Available data —
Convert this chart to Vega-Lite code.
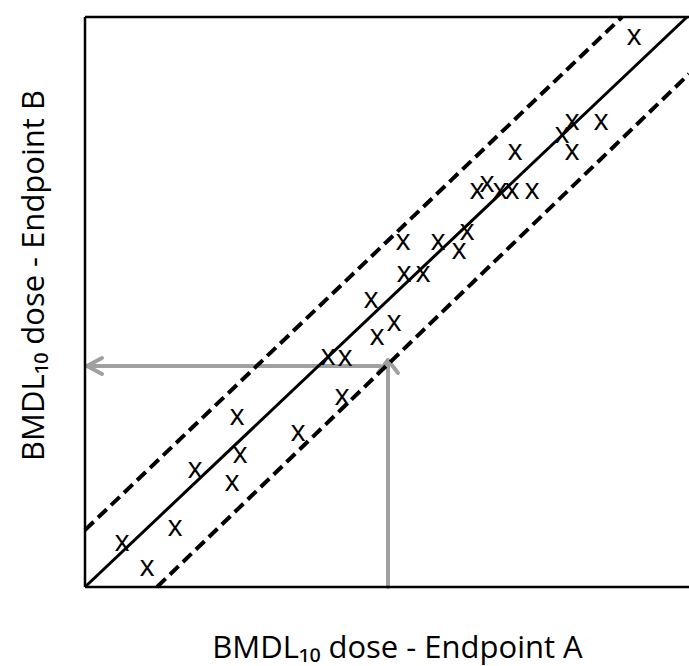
{
  "$schema": "https://vega.github.io/schema/vega-lite/v6.json",
  "width": 604,
  "height": 570,
  "autosize": {"type": "none"},
  "padding": {"left": 85, "top": 17, "right": 0, "bottom": 79},
  "background": "white",
  "config": {"view": {"stroke": null}},
  "datasets": {
    "frame": [
      {"x": 0, "y": 0, "x2": 0, "y2": 570},
      {"x": 0, "y": 570, "x2": 604, "y2": 570},
      {"x": 0, "y": 0, "x2": 604, "y2": 0}
    ],
    "arrows": [
      {"x": 303, "y": 0, "x2": 303, "y2": 226},
      {"x": 303, "y": 227, "x2": 293, "y2": 214},
      {"x": 303, "y": 227, "x2": 313, "y2": 214},
      {"x": 3, "y": 221, "x2": 295, "y2": 221},
      {"x": 2, "y": 221, "x2": 17, "y2": 229},
      {"x": 2, "y": 221, "x2": 17, "y2": 213}
    ],
    "solid": [
      {"x": 0, "y": 0, "x2": 602, "y2": 570}
    ],
    "dashed": [
      {"x": 0, "y": 57, "x2": 537, "y2": 570},
      {"x": 72, "y": 0, "x2": 604, "y2": 513}
    ],
    "points": [
      {"x": 549, "y": 550}, {"x": 487, "y": 465}, {"x": 516, "y": 465},
      {"x": 477, "y": 452}, {"x": 487, "y": 435}, {"x": 430, "y": 435},
      {"x": 392, "y": 396}, {"x": 402, "y": 403}, {"x": 415, "y": 396},
      {"x": 427, "y": 396}, {"x": 447, "y": 396}, {"x": 318, "y": 345},
      {"x": 353, "y": 345}, {"x": 382, "y": 355}, {"x": 374, "y": 336},
      {"x": 319, "y": 313}, {"x": 338, "y": 313}, {"x": 286, "y": 287},
      {"x": 309, "y": 264}, {"x": 292, "y": 250}, {"x": 243, "y": 230},
      {"x": 260, "y": 229}, {"x": 257, "y": 190}, {"x": 213, "y": 154},
      {"x": 152, "y": 170}, {"x": 155, "y": 132}, {"x": 110, "y": 117},
      {"x": 147, "y": 104}, {"x": 90, "y": 59}, {"x": 37, "y": 44},
      {"x": 62, "y": 19}
    ]
  },
  "encoding": {
    "x": {
      "field": "x", "type": "quantitative",
      "scale": {"domain": [0, 604], "nice": false, "zero": false},
      "axis": {
        "title": "BMDL₁₀ dose - Endpoint A",
        "labels": false, "ticks": false, "domain": false, "grid": false,
        "titleFont": "Open Sans", "titleFontSize": 31, "titleFontWeight": "normal",
        "titleColor": "#000000", "titleX": 312, "titleY": 70,
        "titleAlign": "center", "titleBaseline": "alphabetic"
      }
    },
    "y": {
      "field": "y", "type": "quantitative",
      "scale": {"domain": [0, 570], "nice": false, "zero": false},
      "axis": {
        "title": "BMDL₁₀ dose - Endpoint B",
        "labels": false, "ticks": false, "domain": false, "grid": false,
        "titleFont": "Open Sans", "titleFontSize": 31, "titleFontWeight": "normal",
        "titleColor": "#000000", "titleX": -42, "titleY": 258,
        "titleAlign": "center", "titleBaseline": "alphabetic", "titleAngle": -90
      }
    }
  },
  "layer": [
    {
      "data": {"name": "arrows"},
      "mark": {"type": "rule", "color": "#a0a0a0", "strokeWidth": 4, "strokeCap": "round"},
      "encoding": {"x2": {"field": "x2"}, "y2": {"field": "y2"}}
    },
    {
      "data": {"name": "frame"},
      "mark": {"type": "rule", "color": "#000000", "strokeWidth": 2.5},
      "encoding": {"x2": {"field": "x2"}, "y2": {"field": "y2"}}
    },
    {
      "data": {"name": "solid"},
      "mark": {"type": "rule", "color": "#000000", "strokeWidth": 3},
      "encoding": {"x2": {"field": "x2"}, "y2": {"field": "y2"}}
    },
    {
      "data": {"name": "dashed"},
      "mark": {"type": "rule", "color": "#000000", "strokeWidth": 4, "strokeDash": [12, 6]},
      "encoding": {"x2": {"field": "x2"}, "y2": {"field": "y2"}}
    },
    {
      "data": {"name": "points"},
      "mark": {"type": "text", "text": "x", "font": "Open Sans", "fontSize": 29, "color": "#000000", "align": "center", "baseline": "alphabetic", "dy": 7.5}
    }
  ]
}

Given task — The material above holds pictures; copy everything else in it exactly.

Solution to the exercise —
Convert this chart to Vega-Lite code.
{
  "$schema": "https://vega.github.io/schema/vega-lite/v6.json",
  "width": 604,
  "height": 570,
  "autosize": {"type": "none"},
  "padding": {"left": 85, "top": 17, "right": 0, "bottom": 79},
  "background": "white",
  "config": {"view": {"stroke": null}},
  "datasets": {
    "frame": [
      {"x": 0, "y": 0, "x2": 0, "y2": 570},
      {"x": 0, "y": 570, "x2": 604, "y2": 570},
      {"x": 0, "y": 0, "x2": 604, "y2": 0}
    ],
    "arrows": [
      {"x": 303, "y": 0, "x2": 303, "y2": 226},
      {"x": 303, "y": 227, "x2": 293, "y2": 214},
      {"x": 303, "y": 227, "x2": 313, "y2": 214},
      {"x": 3, "y": 221, "x2": 295, "y2": 221},
      {"x": 2, "y": 221, "x2": 17, "y2": 229},
      {"x": 2, "y": 221, "x2": 17, "y2": 213}
    ],
    "solid": [
      {"x": 0, "y": 0, "x2": 602, "y2": 570}
    ],
    "dashed": [
      {"x": 0, "y": 57, "x2": 537, "y2": 570},
      {"x": 72, "y": 0, "x2": 604, "y2": 513}
    ],
    "points": [
      {"x": 549, "y": 550}, {"x": 487, "y": 465}, {"x": 516, "y": 465},
      {"x": 477, "y": 452}, {"x": 487, "y": 435}, {"x": 430, "y": 435},
      {"x": 392, "y": 396}, {"x": 402, "y": 403}, {"x": 415, "y": 396},
      {"x": 427, "y": 396}, {"x": 447, "y": 396}, {"x": 318, "y": 345},
      {"x": 353, "y": 345}, {"x": 382, "y": 355}, {"x": 374, "y": 336},
      {"x": 319, "y": 313}, {"x": 338, "y": 313}, {"x": 286, "y": 287},
      {"x": 309, "y": 264}, {"x": 292, "y": 250}, {"x": 243, "y": 230},
      {"x": 260, "y": 229}, {"x": 257, "y": 190}, {"x": 213, "y": 154},
      {"x": 152, "y": 170}, {"x": 155, "y": 132}, {"x": 110, "y": 117},
      {"x": 147, "y": 104}, {"x": 90, "y": 59}, {"x": 37, "y": 44},
      {"x": 62, "y": 19}
    ]
  },
  "encoding": {
    "x": {
      "field": "x", "type": "quantitative",
      "scale": {"domain": [0, 604], "nice": false, "zero": false},
      "axis": {
        "title": "BMDL₁₀ dose - Endpoint A",
        "labels": false, "ticks": false, "domain": false, "grid": false,
        "titleFont": "Open Sans", "titleFontSize": 31, "titleFontWeight": "normal",
        "titleColor": "#000000", "titleX": 312, "titleY": 70,
        "titleAlign": "center", "titleBaseline": "alphabetic"
      }
    },
    "y": {
      "field": "y", "type": "quantitative",
      "scale": {"domain": [0, 570], "nice": false, "zero": false},
      "axis": {
        "title": "BMDL₁₀ dose - Endpoint B",
        "labels": false, "ticks": false, "domain": false, "grid": false,
        "titleFont": "Open Sans", "titleFontSize": 31, "titleFontWeight": "normal",
        "titleColor": "#000000", "titleX": -42, "titleY": 258,
        "titleAlign": "center", "titleBaseline": "alphabetic", "titleAngle": -90
      }
    }
  },
  "layer": [
    {
      "data": {"name": "arrows"},
      "mark": {"type": "rule", "color": "#a0a0a0", "strokeWidth": 4, "strokeCap": "round"},
      "encoding": {"x2": {"field": "x2"}, "y2": {"field": "y2"}}
    },
    {
      "data": {"name": "frame"},
      "mark": {"type": "rule", "color": "#000000", "strokeWidth": 2.5},
      "encoding": {"x2": {"field": "x2"}, "y2": {"field": "y2"}}
    },
    {
      "data": {"name": "solid"},
      "mark": {"type": "rule", "color": "#000000", "strokeWidth": 3},
      "encoding": {"x2": {"field": "x2"}, "y2": {"field": "y2"}}
    },
    {
      "data": {"name": "dashed"},
      "mark": {"type": "rule", "color": "#000000", "strokeWidth": 4, "strokeDash": [12, 6]},
      "encoding": {"x2": {"field": "x2"}, "y2": {"field": "y2"}}
    },
    {
      "data": {"name": "points"},
      "mark": {"type": "text", "text": "x", "font": "Open Sans", "fontSize": 29, "color": "#000000", "align": "center", "baseline": "alphabetic", "dy": 7.5}
    }
  ]
}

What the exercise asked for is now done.